===== RECORDS FOR THE TASK
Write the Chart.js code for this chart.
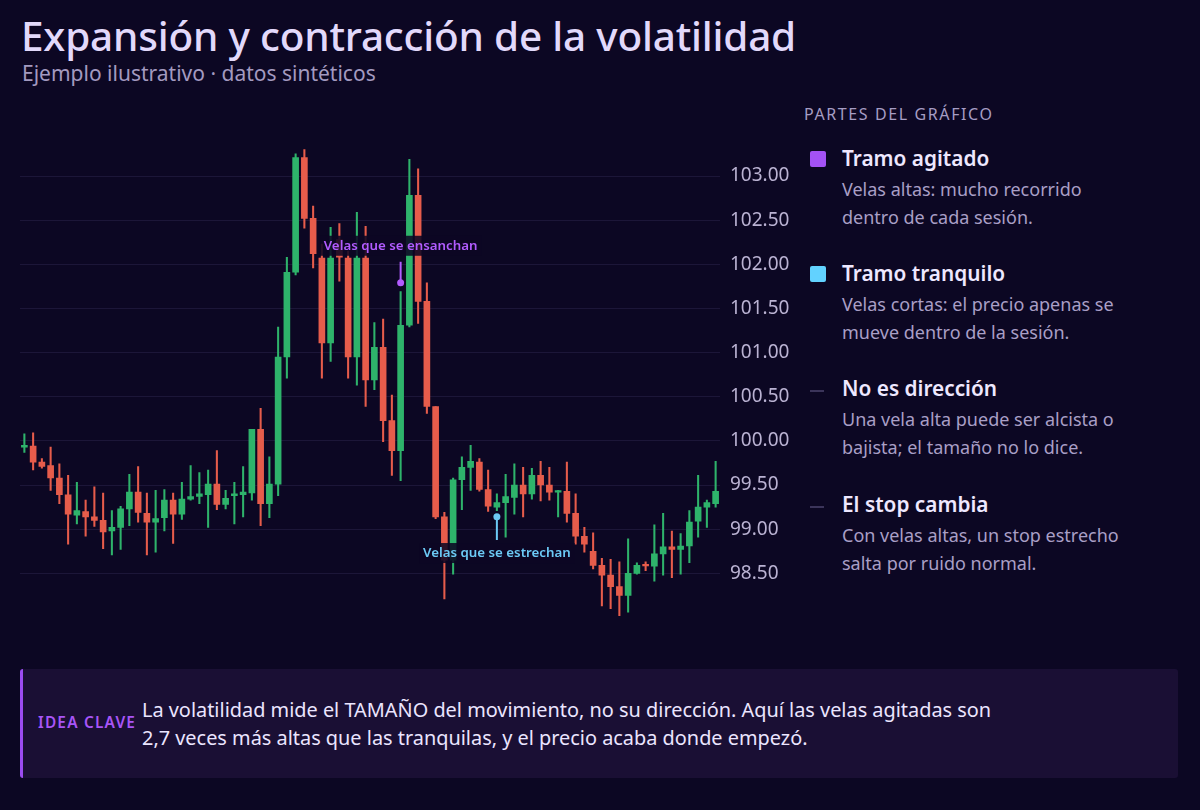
==========
===== RECORDS FOR THE TASK
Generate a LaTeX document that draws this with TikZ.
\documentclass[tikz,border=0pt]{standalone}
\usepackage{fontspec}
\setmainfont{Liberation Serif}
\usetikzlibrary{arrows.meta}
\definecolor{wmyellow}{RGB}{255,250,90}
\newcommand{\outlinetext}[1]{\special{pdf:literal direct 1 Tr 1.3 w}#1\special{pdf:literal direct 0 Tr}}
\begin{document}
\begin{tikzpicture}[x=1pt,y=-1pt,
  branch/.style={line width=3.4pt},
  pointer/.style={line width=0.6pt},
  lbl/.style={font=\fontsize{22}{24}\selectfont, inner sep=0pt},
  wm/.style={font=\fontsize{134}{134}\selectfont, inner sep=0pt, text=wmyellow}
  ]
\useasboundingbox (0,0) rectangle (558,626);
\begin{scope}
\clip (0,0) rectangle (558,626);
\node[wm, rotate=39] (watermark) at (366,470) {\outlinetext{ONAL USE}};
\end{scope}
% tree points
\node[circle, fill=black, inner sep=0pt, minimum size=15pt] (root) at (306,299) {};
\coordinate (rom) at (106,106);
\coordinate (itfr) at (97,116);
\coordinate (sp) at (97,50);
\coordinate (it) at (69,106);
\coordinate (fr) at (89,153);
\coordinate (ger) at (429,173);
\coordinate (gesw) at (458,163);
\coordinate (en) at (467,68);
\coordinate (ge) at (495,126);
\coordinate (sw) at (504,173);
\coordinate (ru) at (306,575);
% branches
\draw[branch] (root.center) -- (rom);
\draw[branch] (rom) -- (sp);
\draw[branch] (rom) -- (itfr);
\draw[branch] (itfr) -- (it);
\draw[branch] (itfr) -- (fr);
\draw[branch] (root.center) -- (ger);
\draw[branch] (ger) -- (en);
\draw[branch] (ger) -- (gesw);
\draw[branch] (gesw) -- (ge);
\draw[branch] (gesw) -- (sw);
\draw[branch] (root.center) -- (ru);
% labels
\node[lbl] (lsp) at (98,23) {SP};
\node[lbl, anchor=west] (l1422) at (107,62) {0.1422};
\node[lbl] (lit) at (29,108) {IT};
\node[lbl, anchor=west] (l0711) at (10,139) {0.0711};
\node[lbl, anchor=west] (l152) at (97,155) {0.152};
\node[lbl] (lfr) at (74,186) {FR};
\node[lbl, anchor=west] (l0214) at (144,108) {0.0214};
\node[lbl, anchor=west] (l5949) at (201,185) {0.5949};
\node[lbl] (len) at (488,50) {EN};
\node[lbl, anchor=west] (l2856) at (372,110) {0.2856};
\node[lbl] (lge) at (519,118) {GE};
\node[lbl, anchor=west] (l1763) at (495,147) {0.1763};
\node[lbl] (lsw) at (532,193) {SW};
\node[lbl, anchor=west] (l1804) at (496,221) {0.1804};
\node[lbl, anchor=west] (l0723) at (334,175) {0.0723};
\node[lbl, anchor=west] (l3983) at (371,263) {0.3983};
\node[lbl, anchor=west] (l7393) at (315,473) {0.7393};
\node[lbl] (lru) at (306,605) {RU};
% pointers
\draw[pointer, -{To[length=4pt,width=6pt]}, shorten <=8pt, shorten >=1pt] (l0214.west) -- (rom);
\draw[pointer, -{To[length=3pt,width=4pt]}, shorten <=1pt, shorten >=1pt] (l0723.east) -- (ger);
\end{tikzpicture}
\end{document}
==========
TO BE DONE | Above are some records. Report the number of their lines that include "this", and add nothing else.

THE RESULT | 2